Je tiens à saluer de nouveau, au nom du groupe UMP, la démarche de Pierre Fauchon. Sa volonté de consulter le Haut Commissariat des Nations unies, dont l’implication dans la sauvegarde des droits et le bien-être des réfugiés ne saurait être contestée, nous met en mesure d’analyser une situation particulièrement sensible à partir de données objectives. L’émotion, en la matière, ne saurait garantir les meilleures actions, bien au contraire.
Le deuxième critère du déclenchement du mécanisme de protection temporaire consiste dans l’incapacité du pays d’accueil de faire face aux demandes d’asile.

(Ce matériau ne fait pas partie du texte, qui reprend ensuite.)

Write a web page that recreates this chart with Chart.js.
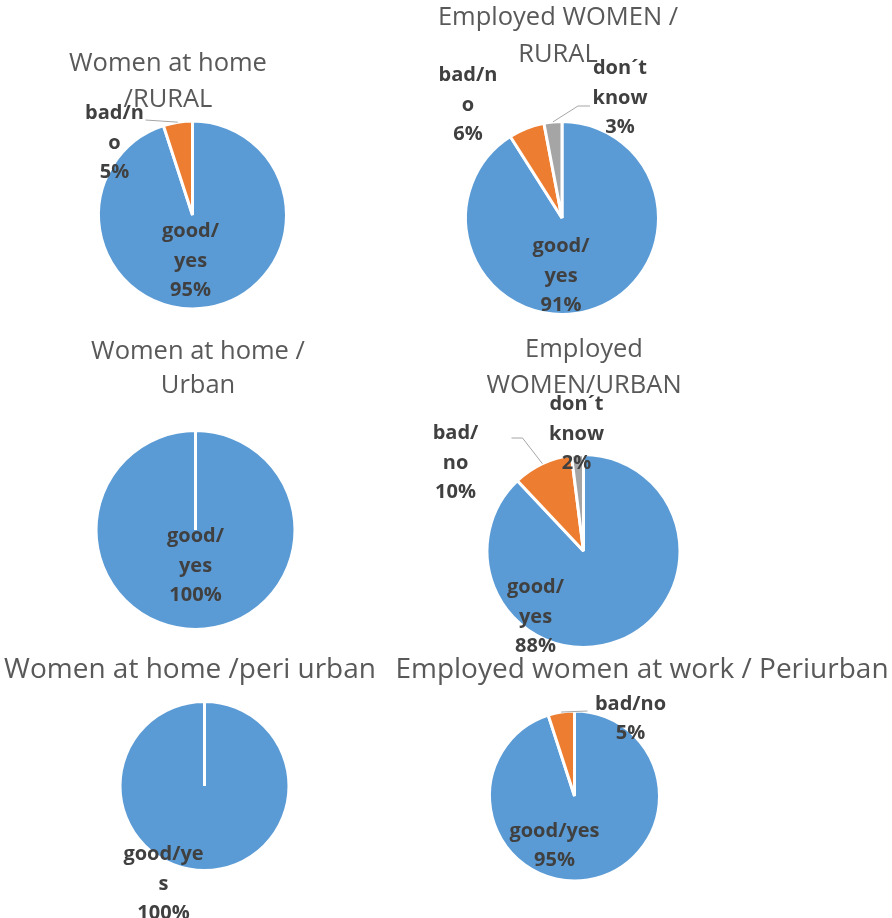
<!DOCTYPE html>
<html>
<head>
<meta charset="utf-8">
<script src="https://cdn.jsdelivr.net/npm/chart.js@4.4.1/dist/chart.umd.min.js"></script>
<style>
  html, body { margin: 0; padding: 0; background: #fff; }
  #wrap { position: relative; width: 892px; height: 918px; overflow: hidden; }
  #wrap canvas { position: absolute; left: 0; top: 0; }
</style>
</head>
<body>
<div id="wrap"></div>
<script>
// categories and values (percent)
const categories = ['good/yes', 'bad/no', 'don´t know'];
const homeRural = [95, 5];
const workRural = [91, 6, 3];
const homeUrban = [100];
const workUrban = [88, 10, 2];
const homePeri = [100];
const workPeri = [95, 5];

const sliceColors = ['#5B9BD5', '#ED7D31', '#A5A5A5'];

const W = 892, H = 918;

// one entry per pie: center/radius of the pie on the page,
// title lines, and where each data label sits (offset from pie center)
const charts = [
  {
    data: homeRural, center: [192.5, 215], r: 94,
    title: { x: 168, y: [64, 100], size: 25.5, lines: ['Women at home', '/RURAL'] },
    labels: [
      { lines: ['good/', 'yes'], dx: -2, dy: 46 },
      { lines: ['bad/n', 'o'], dx: -78, dy: -72, leader: [[-47, -95]] }
    ]
  },
  {
    data: workRural, center: [562, 218], r: 96.5,
    title: { x: 558, y: [18, 55], size: 25.5, lines: ['Employed WOMEN /', 'RURAL'] },
    labels: [
      { lines: ['good/', 'yes'], dx: -1, dy: 58 },
      { lines: ['bad/n', 'o'], dx: -94, dy: -113 },
      { lines: ['don´t', 'know'], dx: 58, dy: -120, leader: [[28, -112], [16, -112]] }
    ]
  },
  {
    data: homeUrban, center: [195.5, 530], r: 99.5,
    title: { x: 198, y: [352, 386], size: 25.5, lines: ['Women at home /', 'Urban'] },
    labels: [
      { lines: ['good/', 'yes'], dx: 0, dy: 36 }
    ]
  },
  {
    data: workUrban, center: [583.5, 551], r: 96.5,
    title: { x: 584, y: [350, 386], size: 25.5, lines: ['Employed', 'WOMEN/URBAN'] },
    labels: [
      { lines: ['good/', 'yes'], dx: -48, dy: 66 },
      { lines: ['bad/', 'no'], dx: -128, dy: -88, leader: [[-72, -113], [-61, -113]], leaderTo: 1 },
      { lines: ['don´t', 'know'], dx: -7, dy: -117 }
    ]
  },
  {
    data: homePeri, center: [204.5, 786], r: 84.5,
    title: { x: 190, y: [670], size: 28, lines: ['Women at home /peri urban'] },
    labels: [
      { lines: ['good/ye', 's'], dx: -41, dy: 98 }
    ]
  },
  {
    data: workPeri, center: [574.5, 796], r: 85,
    title: { x: 642, y: [670], size: 28, lines: ['Employed women at work / Periurban'] },
    labels: [
      { lines: ['good/yes'], dx: -20, dy: 50 },
      { lines: ['bad/no'], dx: 56, dy: -77, leader: [[13, -85]] }
    ]
  }
];

// draws titles, data labels and leader lines on top of the arcs
const pieText = {
  id: 'pieText',
  afterDatasetsDraw(chart, args, opts) {
    const ctx = chart.ctx;
    const spec = opts.spec;
    const arcs = chart.getDatasetMeta(0).data;
    const vals = chart.data.datasets[0].data;
    ctx.save();
    ctx.textAlign = 'center';
    ctx.textBaseline = 'middle';

    // title
    ctx.fillStyle = '#595959';
    ctx.font = spec.title.size + 'px "Open Sans"';
    spec.title.lines.forEach((t, i) => {
      ctx.fillText(t, spec.title.x, spec.title.y[i]);
    });

    // labels
    spec.labels.forEach((lab, i) => {
      const p = arcs[i].getProps(['x', 'y'], true);
      if (lab.leader) {
        const target = arcs[lab.leaderTo !== undefined ? lab.leaderTo : i];
        const q = target.getProps(['x', 'y', 'startAngle', 'endAngle', 'outerRadius'], true);
        const mid = (q.startAngle + q.endAngle) / 2;
        ctx.strokeStyle = '#A6A6A6';
        ctx.lineWidth = 1;
        ctx.beginPath();
        lab.leader.forEach(([dx, dy], k) => {
          if (k === 0) ctx.moveTo(p.x + dx, p.y + dy);
          else ctx.lineTo(p.x + dx, p.y + dy);
        });
        ctx.lineTo(q.x + Math.cos(mid) * q.outerRadius, q.y + Math.sin(mid) * q.outerRadius);
        ctx.stroke();
      }
      const lines = lab.lines.concat([vals[i] + '%']);
      const lh = 29.5;
      ctx.fillStyle = '#404040';
      ctx.font = 'bold 20px "Open Sans"';
      const y0 = p.y + lab.dy - (lines.length - 1) * lh / 2;
      lines.forEach((t, k) => ctx.fillText(t, p.x + lab.dx, y0 + k * lh));
    });
    ctx.restore();
  }
};

const wrap = document.getElementById('wrap');
charts.forEach(spec => {
  const canvas = document.createElement('canvas');
  canvas.width = W;
  canvas.height = H;
  wrap.appendChild(canvas);

  const [cx, cy] = spec.center;
  new Chart(canvas, {
    type: 'pie',
    data: {
      labels: categories.slice(0, spec.data.length),
      datasets: [{
        data: spec.data,
        backgroundColor: sliceColors.slice(0, spec.data.length),
        borderColor: '#FFFFFF',
        borderWidth: 3
      }]
    },
    options: {
      responsive: false,
      animation: false,
      events: [],
      radius: spec.r,
      // place the chart area so that its center is the pie center
      layout: {
        padding: {
          left: Math.max(0, 2 * cx - W),
          right: Math.max(0, W - 2 * cx),
          top: Math.max(0, 2 * cy - H),
          bottom: Math.max(0, H - 2 * cy)
        }
      },
      plugins: {
        legend: { display: false },
        tooltip: { enabled: false },
        pieText: { spec }
      }
    },
    plugins: [pieText]
  });
});
</script>
</body>
</html>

Or, comme l’a notamment démontré M. le ministre, la France est tout à fait capable de gérer ces demandes. Les chiffres sont d’ailleurs éloquents : 702 demandes ont été déposées auprès de la France en 2009, et l’Office français de protection des réfugiés et apatrides, l’OFPRA, a déjà rendu 352 décisions, dont 127, soit plus du tiers, ont été positives. Cela prouve très clairement que, pour les réfugiés afghans, le système d’asile fonctionne parfaitement.
Enfin, le troisième critère consiste dans l’impossibilité pour les personnes déplacées de retourner dans leur pays d’origine dans des conditions sûres. Or, comme cela a été souligné dans le rapport de M. Haenel, le retour en Afghanistan ne se heurte pas à l’impossibilité absolue que mentionne la directive.
J’ajoute que, par définition, – ceux qui m’ont précédé à cette tribune l’ont également souligné – la protection temporaire n’offre aucune perspective de long terme, aucune possibilité d’amélioration véritable et durable de la situation des réfugiés. Elle permet seulement d’octroyer aux personnes qui en bénéficient un permis de séjour valable pour la durée de la protection, durée qui, en France, a été fixée à six mois. Il est donc clairement dans l’intérêt des Afghans qui en font la demande de pouvoir bénéficier, s’ils remplissent les conditions requises, d’une protection individuelle grâce aux autres procédures existantes ; ainsi, la protection subsidiaire offre une sécurité juridique bien plus importante.
Au regard de l’ensemble de ces remarques, le groupe UMP ne votera pas cette proposition de résolution.